Chaenodraco wilsoni, the spiny icefish, is a species of marine ray-finned fish belonging to the family Channichthyidae, the crocodile icefishes. It is native to the Southern Ocean. This species is the only known member of its genus. It is of minor interest to commercial fisheries.

==Taxonomy==
The spiny icefish was first formally described in 1914 by the English ichthyologist Charles Tate Regan with the type locality given as McMurdo Sound in Antarctica. Regan placed it in the monotypic genus Chaenodraco. The genus name is a compound of chaeno meaning "gape" and draco meaning "dragon", draco is a common suffix in the binomials of notothenioid fishes.
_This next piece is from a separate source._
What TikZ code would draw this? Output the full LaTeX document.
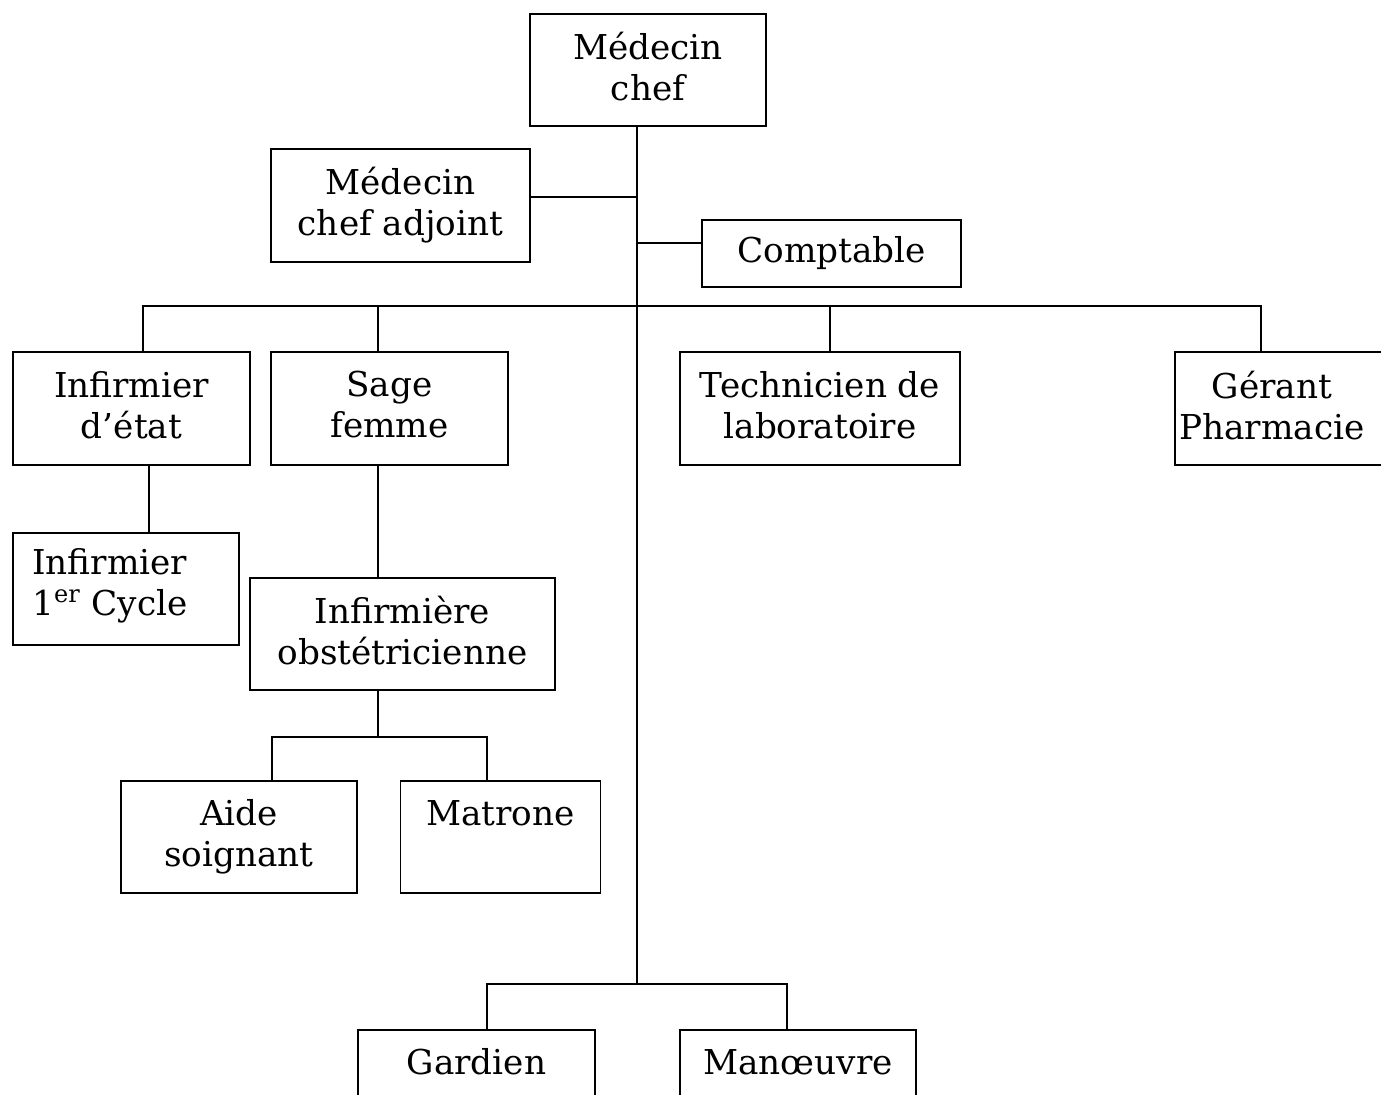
\documentclass[tikz,border=0pt]{standalone}
\usepackage{fontspec}
\setmainfont{DejaVu Serif}
\begin{document}
\begin{tikzpicture}[x=0.02cm,y=-0.02cm,
  every node/.style={font=\fontsize{19.5}{23.3}\selectfont},
  orgbox/.style={draw, line width=1.1pt, align=center, inner sep=0pt},
  link/.style={line width=1.1pt},
  txt/.style={inner sep=0pt}]
\useasboundingbox (0,0) rectangle (1381,1094);
\clip (0,0) rectangle (1381,1094);
\fill[white] (0,0) rectangle (1381,1094);

% boxes
\node[orgbox, minimum width=4.72cm, minimum height=2.24cm] (chef) at (648,70) {Médecin\\chef\vphantom{g}};
\node[orgbox, minimum width=5.18cm, minimum height=2.26cm] (adjoint) at (400.5,205.5) {Médecin\\chef adjoint};
\node[orgbox, minimum width=5.18cm, minimum height=1.34cm] (compta) at (831.5,253.5) {Comptable};
\node[orgbox, minimum width=4.74cm, minimum height=2.26cm] (infetat) at (131.5,408.5) {Infirmier\\d’état\vphantom{g}};
\node[orgbox, minimum width=4.74cm, minimum height=2.26cm] (sage) at (389.5,408.5) {Sage\\femme\vphantom{g}};
\node[orgbox, minimum width=5.6cm, minimum height=2.26cm] (tech) at (820,408.5) {Technicien de\\laboratoire\vphantom{g}};
\node[orgbox, minimum width=4.74cm, minimum height=2.26cm] (gerant) at (1293.5,408.5) {};
\node[txt, align=center] (gerant-t) at (1272,406) {Gérant\\Pharmacie};
\node[orgbox, minimum width=4.52cm, minimum height=2.24cm] (inf1) at (126,589) {};
\node[txt, align=left, anchor=west] (inf1-t) at (32,586) {Infirmier\\1\textsuperscript{er} Cycle};
\node[orgbox, minimum width=6.1cm, minimum height=2.24cm] (obst) at (402.5,634) {Infirmière\\obstétricienne\vphantom{g}};
\node[orgbox, minimum width=4.72cm, minimum height=2.24cm] (aide) at (239,837) {Aide\\soignant};
\node[orgbox, minimum width=4.0cm, minimum height=2.24cm] (matrone) at (500.5,837) {Matrone\\\phantom{g}};
\node[orgbox, minimum width=4.74cm, minimum height=2.24cm] (gardien) at (476.5,1086) {Gardien\\\phantom{g}};
\node[orgbox, minimum width=4.72cm, minimum height=2.24cm] (manoeuvre) at (798,1086) {Manœuvre\\\phantom{g}};

% helper coordinates
\coordinate (spine) at (637,984);
\coordinate (bus) at (637,306);
\coordinate (x1) at (143,0);
\coordinate (x2) at (378,0);
\coordinate (x3) at (830,0);
\coordinate (x4) at (1261,0);
\coordinate (x5) at (149,0);
\coordinate (bar) at (378,737);
\coordinate (ya) at (272,0);
\coordinate (yb) at (487,0);
\coordinate (yc) at (787,0);

% spine
\draw[link] (chef.south -| spine) -- (spine);
\draw[link] ([yshift=0.17cm]adjoint.east) -- ([yshift=0.17cm]adjoint.east -| spine);
\draw[link] ([yshift=0.21cm]compta.west) -- ([yshift=0.21cm]compta.west -| spine);

% bus to level 2
\draw[link] (infetat.north -| x1) -- (x1 |- bus) -- (x4 |- bus) -- (gerant.north -| x4);
\draw[link] (x2 |- bus) -- (sage.north -| x2);
\draw[link] (x3 |- bus) -- (tech.north -| x3);

% sub trees
\draw[link] (infetat.south -| x5) -- (inf1.north -| x5);
\draw[link] (sage.south -| x2) -- (obst.north -| x2);
\draw[link] (obst.south -| bar) -- (bar);
\draw[link] (aide.north -| ya) -- (ya |- bar) -- (yb |- bar) -- (matrone.north -| yb);

% bottom
\draw[link] (gardien.north -| yb) -- (yb |- spine) -- (yc |- spine) -- (manoeuvre.north -| yc);
\end{tikzpicture}
\end{document}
The specific name honours Edward A. Wilson who was the second in command of the Terra Nova Expedition, during which type was collected, and who died alongside four other members of the expedition coming back from the South Pole.

==Description==
The spiny icefish has a spine on the snout and well developed spines on the operculum. The first dorsal fin has 5-8 spines, there are 38-42 soft rays in the second dorsal fin and 32-36 soft rays in the anal fin. The first and second dorsal fins are almost continuous. The pelvic fins have a single spine and 4 soft rays with the outer two rays being the longest. The caudal fin is slightly truncate or rounded. They have three lateral lines but the middle lateral line is confined to the caudal peduncle. This species attains a maximum total length of 43 cm, although 30 cm are more typical. They are pale grey with five dark cross-bars on the sides of its body, often with dark blotches in between. The ventral area is white. There are stripes on the second dorsal fin formed by a series of small, dark spots.

==Distribution and habitat==
The spiny icefish is native to the Southern Ocean where it occurs in a circum-Antarctic distribution, with the northernmost records from the South Orkney Islands. It is a benthopelagic species which lives at depths of up to 800 m (2620 ft), however, it is common in the shallower waters of the continental shelf, especially on banks less than 250 m (820 ft) deep.

==Biology==
The spiny icefish matures at 23 cm (9 in). Postlarvae and pelagic juveniles are also found in the upper 100 m (330 ft). The larvae have a long pelagic phase and live nearshore, however, the adults live on the seabed. This species preys on fishes and krill. A study in the Ross Sea in 1984 found Pleuragramma antarcticum and the krill species Euphasia crystallorphias in the stomachs of specimens collected. It is in turn preyed on by penguins and seals.

In the Scotia Sea region, juveniles and subadults of this species are often caught together with krill (one of their major prey items) in late January and February. This species spawns in the austral summer and lays large eggs of up to 4.9 mm diameter. Fecundity of up to 862 eggs is known.

==Fisheries==
It is of minor importance to commercial fisheries, however, landings in 1979 exceeded 10,000 tonnes (11,203 tons).